Ansy Lema Tolak Komersialisasi Secara Brutal di Pulau Komodo dan Padar
Apalagi, melihat komposisinya, jumlah uang yang masuk ke PAD sangat kecil, dibanding upah yang masuk ke PT Flobamor.
Kedua, terkait pengenaan beban biaya konservasi kepada masyarakat awam melalui kenaikan tarif. Menurut Ansy, biaya konservasi tidak bisa sepenuhnya dibebankan kepada masyarakat, dalam hal ini adalah orang yang mau berwisata.
“Di mana letak keadilan sosialnya?

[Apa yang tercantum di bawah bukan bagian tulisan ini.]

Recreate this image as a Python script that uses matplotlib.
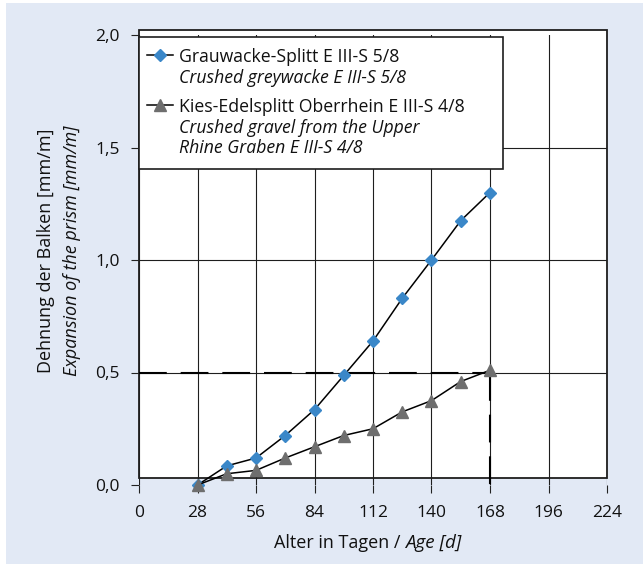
import matplotlib
matplotlib.use('Agg')
import matplotlib.pyplot as plt
from matplotlib.patches import Rectangle
from matplotlib.lines import Line2D
from matplotlib.transforms import Affine2D

plt.rcParams['font.family'] = ['Open Sans', 'DejaVu Sans']
plt.rcParams['lines.scale_dashes'] = False

# ---- data ----
days = [28, 42, 56, 70, 84, 98, 112, 126, 140, 154, 168]
greywacke = [0.0, 0.085, 0.12, 0.22, 0.335, 0.487, 0.64, 0.83, 1.0, 1.175, 1.30]
gravel = [0.0, 0.05, 0.065, 0.12, 0.17, 0.22, 0.25, 0.325, 0.375, 0.46, 0.51]
x_ticks = [0, 28, 56, 84, 112, 140, 168, 196, 224]
y_ticks = [0.0, 0.5, 1.0, 1.5, 2.0]
y_tick_labels = ['0,0', '0,5', '1,0', '1,5', '2,0']
grid_y = [0.5, 1.0, 1.5]
ref_value = 0.5
ref_day = 168
legend_de = ['Grauwacke-Splitt E III-S 5/8', 'Kies-Edelsplitt Oberrhein E III-S 4/8']
legend_en = [['Crushed greywacke E III-S 5/8'],
             ['Crushed gravel from the Upper', 'Rhine Graben E III-S 4/8']]
ylabel_de = 'Dehnung der Balken [mm/m]'
ylabel_en = 'Expansion of the prism [mm/m]'
xlabel_de = 'Alter in Tagen /'
xlabel_en = 'Age [d]'

BG = '#E2E9F5'
BLUE = '#3A87C8'
GRAY = '#6E6E6E'
FS_TICK = 12.5
FS_LEG = 12.7
FS_LAB = 13

W, H = 643, 565
fig = plt.figure(figsize=(W / 100, H / 100), dpi=100)
fig.patch.set_facecolor('white')
px = Affine2D().scale(1 / W, -1 / H).translate(0, 1) + fig.transFigure

fig.add_artist(Rectangle((6, 3), 637, 561, transform=px, facecolor=BG,
                         edgecolor='none', zorder=-10))

ax = fig.add_axes([139 / W, 1 - 485 / H, (607 - 139) / W, (485 - 35) / H])
ax.patch.set_visible(False)
for s in ax.spines.values():
    s.set_visible(False)
ax.set_xlim(0, 224)
ax.set_ylim(0, 2.0)

# plot frame (offset slightly above the zero line as in the original)
ax.add_patch(Rectangle((0, 7 / 450), 1, 455 / 450 - 7 / 450, transform=ax.transAxes,
                       facecolor='white', edgecolor='#1e1e1e', lw=1.3, zorder=0,
                       clip_on=False))

ax.set_xticks(x_ticks)
ax.set_xticklabels([str(v) for v in x_ticks])
ax.set_yticks(y_ticks)
ax.set_yticklabels(y_tick_labels)
ax.tick_params(axis='both', direction='out', length=5.8, width=0.8, color='#222222',
               labelsize=FS_TICK, labelcolor='#111111')
ax.tick_params(axis='x', pad=8.5)
ax.tick_params(axis='y', pad=8)
ax.xaxis.grid(True, color='#1e1e1e', lw=0.8)
ax.hlines(grid_y, 0, 224, color='#1e1e1e', lw=0.8, zorder=1)

ax.plot([0, ref_day], [ref_value, ref_value], color='black', lw=1.5,
        dashes=(20, 10), zorder=3, clip_on=False)
ax.plot([ref_day, ref_day], [ref_value, 0], color='black', lw=1.5,
        dashes=(20, 10), zorder=3, clip_on=False)

ax.plot(days, greywacke, color='black', lw=1.1, marker='D', ms=6.5, mfc=BLUE, mec=BLUE,
        zorder=4, clip_on=False)
ax.plot(days, gravel, color='black', lw=1.1, marker='^', ms=8.5, mfc=GRAY, mec=GRAY,
        zorder=5, clip_on=False)

# ---- legend (drawn manually for mixed upright / italic lines) ----
fig.add_artist(Rectangle((139, 36.7), 364, 132.3, transform=px, facecolor='white',
                         edgecolor='#1e1e1e', lw=1.2, zorder=6))
rows = [(61.7, [83.3]), (111.7, [133.3, 153.3])]
styles = [dict(marker='D', ms=6.5, mfc=BLUE, mec=BLUE),
          dict(marker='^', ms=8.5, mfc=GRAY, mec=GRAY)]
for i, (base, subs) in enumerate(rows):
    yc = base - 6.5
    fig.add_artist(Line2D([147, 173], [yc, yc], transform=px, color='black', lw=1.1,
                          zorder=7))
    fig.add_artist(Line2D([160], [yc], transform=px, lw=0, zorder=8, **styles[i]))
    fig.text(179, base, legend_de[i], transform=px, va='baseline', ha='left',
             fontsize=FS_LEG, color='#111111', zorder=8)
    for t, b in zip(legend_en[i], subs):
        fig.text(179, b, t, transform=px, va='baseline', ha='left', style='italic',
                 fontsize=FS_LEG, color='#111111', zorder=8)

# ---- axis labels ----
fig.text(46, 251, ylabel_de, transform=px, rotation=90, ha='center', va='center',
         fontsize=FS_LAB, color='#111111')
fig.text(72, 251, ylabel_en, transform=px, rotation=90, ha='center', va='center',
         fontsize=FS_LAB, style='italic', color='#111111')
fig.text(401, 548, xlabel_de, transform=px, ha='right', va='baseline', fontsize=FS_LAB,
         color='#111111')
fig.text(405, 548, xlabel_en, transform=px, ha='left', va='baseline', fontsize=FS_LAB + 0.5,
         style='italic', color='#111111')

fig.savefig('out.png', dpi=100, facecolor=fig.get_facecolor())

Seharusnya uang konservasi diambil pemerintah dari perusahaan yang melakukan perusakan alam, seperti perusahaan sawit, perusahaan batubara, korporasi tambang, dan sebagainya. Tarik pajak lebih banyak dari mereka dan kemudian disubsidi silang untuk biaya konservasi, bukan dari masyarakat Indonesia yang mau berwisata,” pungkas politisi PDI Perjuangan ini.

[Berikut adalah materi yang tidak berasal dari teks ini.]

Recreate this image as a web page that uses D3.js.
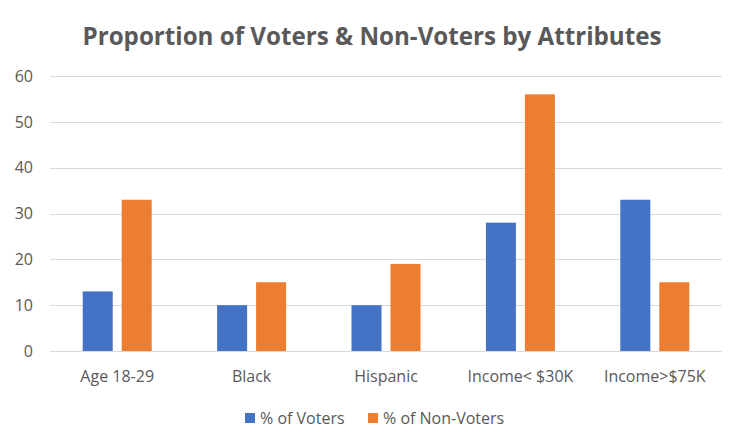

Marginalisasi Masyarakat Kecil
Persoalan lain yang timbul dari kejanggalan kebijakan yang diambil pemerintah di atas adalah marginalisasi atau peminggiran masyarakat kecil.
Dengan kenaikan tarif Taman Nasional Komodo (TNK) yang mencapai Rp 3,75 juta per orang dan paket EVE senilai Rp 15 juta, secara tidak langsung pemerintah membatasi masyarakat kecil untuk berkunjung ke Pulau Komodo dan Padar.